2. Agreed Value Clause
Insurer agrees the heritage values as per the valuation report and cannot challenge it during claim.

3. No Average Clause for Heritage Structures/Contents
Prevents penalties for underinsurance on heritage components.

4. Façade Retention & Support Structures Covered
Ensure CAR/EAR covers accidental damage to façade supports.

5. Debris Removal Extension Including Careful Debris Handling
Because heritage debris handling is slow and expensive.

6. Workmanship Exclusion Relaxation
Damage to heritage due to accidental workmanship error should be covered (with sub-limit).

 

D. SUMMARY: MOST EFFECTIVE COMBINATION

To eliminate all possible future disputes, use this combination:

1.Third-party heritage valuation
2.Joint Heritage Asset Register
3.Heritage SOR/market-based costing
4.Pre-insurance condition survey
5.Agreed Value + No Average for heritage
6.Signed acceptance by insurer before policy inception

 

Outcome:

Insurer cannot later challenge values, methods, or reinstatement basis — ensuring smooth claim settlement even for complex heritage properties forming part of modern redevelopment.

 

Disclaimer:

The proposed solution and approach contained herein are suggestive in nature and are intended solely to facilitate an understanding of possible insurance cover consequent upon abandonment of property.

This note does not constitute an offer of insurance, underwriting commitment, or policy interpretation.
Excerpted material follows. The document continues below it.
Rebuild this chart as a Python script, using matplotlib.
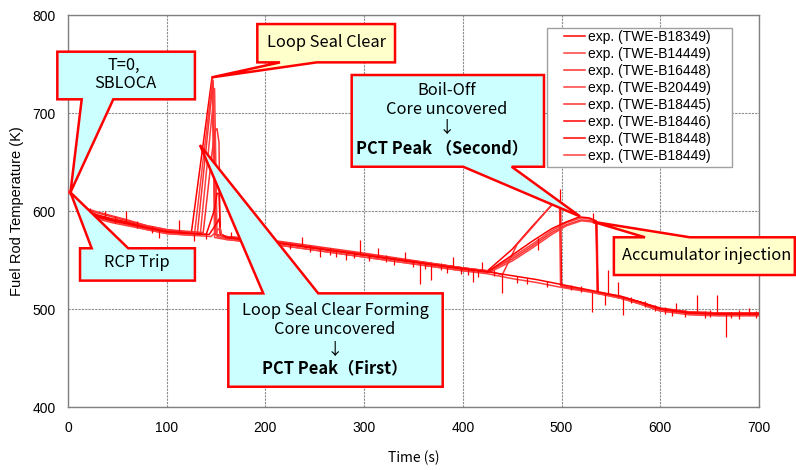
import numpy as np
import matplotlib.pyplot as plt
from matplotlib.patches import Polygon, Rectangle

plt.rcParams['font.family'] = ['Liberation Sans', 'DejaVu Sans']

labels = ["exp. (TWE-B18349)", "exp. (TWE-B14449)", "exp. (TWE-B16448)",
          "exp. (TWE-B20449)", "exp. (TWE-B18445)", "exp. (TWE-B18446)",
          "exp. (TWE-B18448)", "exp. (TWE-B18449)"]
colors = ['#ff0000', '#ff4040', '#ff3030', '#ff4040',
          '#ff3030', '#ff0000', '#ff0000', '#ff4040']

# time (s) / fuel rod temperature (K) for each test
t_18349 = [0, 3, 10, 20, 30, 45, 60, 80, 100, 125, 146, 149, 160, 215, 300, 400, 425,
           450, 470, 490, 492, 499, 500, 530, 560, 580, 600, 630, 660, 700]
T_18349 = [620, 618, 609, 600, 596, 592, 589, 584, 580, 578, 737, 576, 574, 568, 556, 542, 539,
           561, 584, 606, 608, 606, 523, 518, 512, 507, 501, 497, 496, 496]

t_14449 = [0, 3, 10, 20, 30, 45, 60, 80, 100, 128, 146.5, 148.5, 160, 215, 300, 400, 425,
           450, 470, 490, 505, 520, 528, 536, 537, 560, 580, 600, 630, 660, 700]
T_14449 = [620, 617, 608, 598, 593, 589, 586, 581, 577, 575, 735, 573, 571, 565, 553, 539, 537,
           553, 566, 580, 588, 593, 592, 589, 516, 511, 505, 498, 495, 494, 494]

t_16448 = [0, 3, 10, 20, 30, 45, 60, 80, 100, 131, 147, 150, 160, 215, 300, 400, 425,
           450, 470, 490, 505, 520, 530, 535, 536, 560, 580, 600, 630, 660, 700]
T_16448 = [620, 618, 610, 601, 598, 594, 590, 585, 581, 577, 733, 576, 574, 569, 557, 542, 538,
           551, 564, 578, 586, 591, 590, 588, 517, 513, 507, 500, 497, 496, 495]

t_20449 = [0, 3, 10, 20, 30, 45, 60, 80, 100, 134, 148.5, 151, 160, 215, 300, 400, 428,
           450, 470, 490, 505, 520, 530, 535, 536.5, 560, 580, 600, 630, 660, 700]
T_20449 = [619, 617, 609, 599, 594, 590, 587, 583, 579, 576, 725, 574, 572, 567, 555, 540, 538,
           549, 562, 576, 585, 590, 589, 587, 517, 511, 506, 499, 496, 495, 494]

t_18445 = [0, 3, 10, 20, 30, 45, 60, 80, 100, 137, 146, 149, 151, 153, 154, 160, 215, 300,
           400, 425, 440, 455, 470, 488, 491, 498, 499, 530, 560, 580, 600, 630, 660, 700]
T_18445 = [620, 618, 610, 602, 599, 595, 591, 585, 581, 578, 660, 682, 684, 670, 577, 574, 568, 556,
           542, 539, 535, 566, 583, 604, 607, 605, 524, 518, 512, 506, 500, 496, 495, 495]

t_18446 = [0, 3, 10, 20, 30, 45, 60, 80, 100, 140, 148, 151, 153, 154.5, 160, 215, 300, 400,
           425, 450, 470, 490, 505, 518, 528, 535, 537, 560, 580, 600, 630, 660, 700]
T_18446 = [620, 617, 608, 599, 594, 590, 587, 582, 578, 576, 600, 618, 618, 577, 573, 567, 555, 541,
           538, 555, 569, 582, 589, 594, 593, 590, 516, 512, 507, 500, 496, 495, 494]

t_18448 = [0, 3, 10, 20, 30, 45, 60, 80, 100, 143, 151, 153, 155, 160, 215, 300, 400, 425,
           450, 475, 500, 530, 560, 580, 600, 630, 660, 700]
T_18448 = [620, 618, 609, 600, 595, 591, 588, 583, 579, 576, 588, 592, 576, 573, 567, 555, 541, 538,
           534, 530, 525, 519, 513, 507, 500, 496, 495, 495]

t_18449 = [0, 3, 10, 20, 30, 45, 60, 80, 100, 145, 152, 154, 156, 160, 215, 300, 400, 425,
           450, 475, 500, 530, 560, 580, 600, 630, 660, 700]
T_18449 = [620, 617, 608, 597, 592, 588, 585, 581, 577, 574, 581, 583, 574, 571, 565, 553, 539, 536,
           531, 527, 522, 517, 511, 505, 498, 494, 493, 493]

times = [t_18349, t_14449, t_16448, t_20449, t_18445, t_18446, t_18448, t_18449]
temps = [T_18349, T_14449, T_16448, T_20449, T_18445, T_18446, T_18448, T_18449]

# thermocouple noise spikes: time, low end, high end
spike_t = [37, 59, 92, 112, 128, 165, 195, 237, 255, 282, 296, 314, 341, 357, 368, 390,
           410, 419, 440, 476, 498, 531.5, 530.5, 544, 547, 557, 562, 616, 637, 657, 667, 680, 690,
           22, 48, 70, 85, 140, 175, 185, 205, 225, 245, 265, 272, 290, 305, 322, 330, 350,
           362, 378, 384, 398, 405, 415, 432, 455, 465, 485, 510, 520, 570, 585, 595, 605,
           612, 625, 645, 650, 672, 697]
spike_lo = [594, 588, 572, 578, 569, 572, 566, 564, 553, 550, 555, 552, 549, 526, 530, 543,
            528, 539, 516, 560, 606, 590, 497, 504, 515, 512, 494, 497, 496, 495, 471, 490, 494,
            597, 588, 583, 578, 571, 568, 566, 562, 561, 558, 555, 553, 552, 549, 548, 545, 543,
            541, 540, 537, 536, 535, 533, 534, 527, 526, 522, 519, 517, 506, 502, 498, 495,
            493, 492, 491, 492, 491, 491]
spike_hi = [600, 600, 581, 591, 577, 579, 573, 573, 563, 557, 570, 562, 558, 548, 546, 553,
            541, 548, 536, 572, 622, 598, 517, 515, 540, 528, 512, 506, 514, 514, 495, 499, 501,
            603, 595, 590, 585, 578, 575, 571, 569, 567, 565, 562, 560, 558, 556, 555, 552, 550,
            548, 547, 544, 543, 541, 540, 540, 534, 532, 529, 525, 523, 512, 508, 504, 502,
            500, 499, 498, 499, 497, 498]

fig = plt.figure(figsize=(7.96, 4.70), dpi=100)
ax = fig.add_axes([0.0854, 0.1340, 0.8681, 0.8340])

handles = []
for t, T, c, lab in zip(times, temps, colors, labels):
    h, = ax.plot(t, T, color=c, lw=1.1, label=lab, zorder=3)
    handles.append(h)
ax.vlines(spike_t, spike_lo, spike_hi, color='#ff0000', lw=0.9, zorder=3)

ax.set_xlim(0, 700)
ax.set_ylim(400, 800)
ax.set_xticks(np.arange(0, 701, 100))
ax.set_yticks(np.arange(400, 801, 100))
ax.tick_params(length=0, labelsize=10)
ax.tick_params(axis='y', pad=9)
ax.tick_params(axis='x', pad=10)
ax.grid(True, color='#8c8c8c', lw=0.8, linestyle=(0, (2, 1)))
for s in ax.spines.values():
    s.set_color('#808080')
    s.set_linewidth(1.0)
ax.set_axisbelow(True)

ax.set_xlabel('Time (s)', fontsize=10, family=['Noto Sans CJK JP', 'DejaVu Sans'], labelpad=11)
ax.set_ylabel('Fuel Rod Temperature (K)', fontsize=10.5, labelpad=6)

# legend with its own frame
ax.add_patch(Rectangle((0.6936, 0.6130), 0.9605 - 0.6936, 0.9661 - 0.6130,
                       transform=ax.transAxes, facecolor='white', edgecolor='#a0a0a0',
                       lw=1.0, zorder=6))
leg = ax.legend(handles=handles, loc='upper left', bbox_to_anchor=(0.7178, 0.962),
                frameon=False, fontsize=10, handlelength=1.5, handletextpad=0.25,
                labelspacing=0.22, borderpad=0, borderaxespad=0)
leg.set_zorder(7)

cyan = '#ccffff'
yellow = '#ffffcc'
jp = ['Noto Sans CJK JP', 'DejaVu Sans']


def callout(box, side, base, tip, face):
    x0, x1, y0, y1 = box
    b0, b1 = base
    if side == 'bottom':
        verts = [(x0, y1), (x1, y1), (x1, y0), (b1, y0), tip, (b0, y0), (x0, y0)]
    else:
        verts = [(x0, y1), (b0, y1), tip, (b1, y1), (x1, y1), (x1, y0), (x0, y0)]
    ax.add_patch(Polygon(verts, closed=True, facecolor=face, edgecolor='#ff0000',
                         lw=1.8, zorder=8, clip_on=False, joinstyle='miter'))


def note(x, y, s, bold=False):
    ax.text(x, y, s, ha='center', va='center', fontsize=11.8, family=jp,
            fontweight='bold' if bold else 'normal', zorder=9, clip_on=False)


callout((-10.8, 128.6, 714, 762.6), 'bottom', (13.9, 45.9), (2.5, 619), cyan)
note(56.7, 749, 'T=0,')
note(57.7, 730, 'SBLOCA')

callout((12.2, 128.6, 529, 562), 'top', (24, 61), (2.5, 619), cyan)
note(69.6, 547.5, 'RCP Trip')

callout((191.8, 331.3, 751.7, 790.8), 'bottom', (214.8, 251.9), (145.6, 736.4), yellow)
note(261.4, 772.3, 'Loop Seal Clear')

callout((287.4, 482.2, 645.2, 738.8), 'bottom', (400.4, 449.5), (518.7, 594.5), cyan)
note(383.6, 723.5, 'Boil-Off')
note(383.6, 703.1, 'Core uncovered')
note(383.6, 684.7, '↓')
note(378.9, 664.0, 'PCT Peak （Second）', bold=True)

callout((162.4, 379.6, 420.7, 516), 'top', (197.8, 253.5), (133.7, 667.3), cyan)
note(270.5, 499.0, 'Loop Seal Clear Forming')
note(270.5, 479.3, 'Core uncovered')
note(270.5, 458.2, '↓')
note(270.5, 439.5, 'PCT Peak（First）', bold=True)

callout((553, 736.3, 534.7, 573.2), 'top', (584.5, 630), (532, 589), yellow)
note(647.0, 554.6, 'Accumulator injection')

fig.savefig('out.png', dpi=100)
The views expressed are based on general insurance principles and indicative market practices. The final insurance terms, scope of cover, and premium implications shall be subject to detailed underwriting assessment, risk engineering review, and acceptance by the concerned insurers and reinsurers in accordance with their internal guidelines and prevailing market conditions.

We, at Salasar, shall not be responsible or liable for any direct or consequential loss, damage, or claim arising out of reliance on this suggested approach. Stakeholders are advised to obtain specific legal, technical, and insurance advice before finalizing the insurance program allowing abandonment of property following physical damage.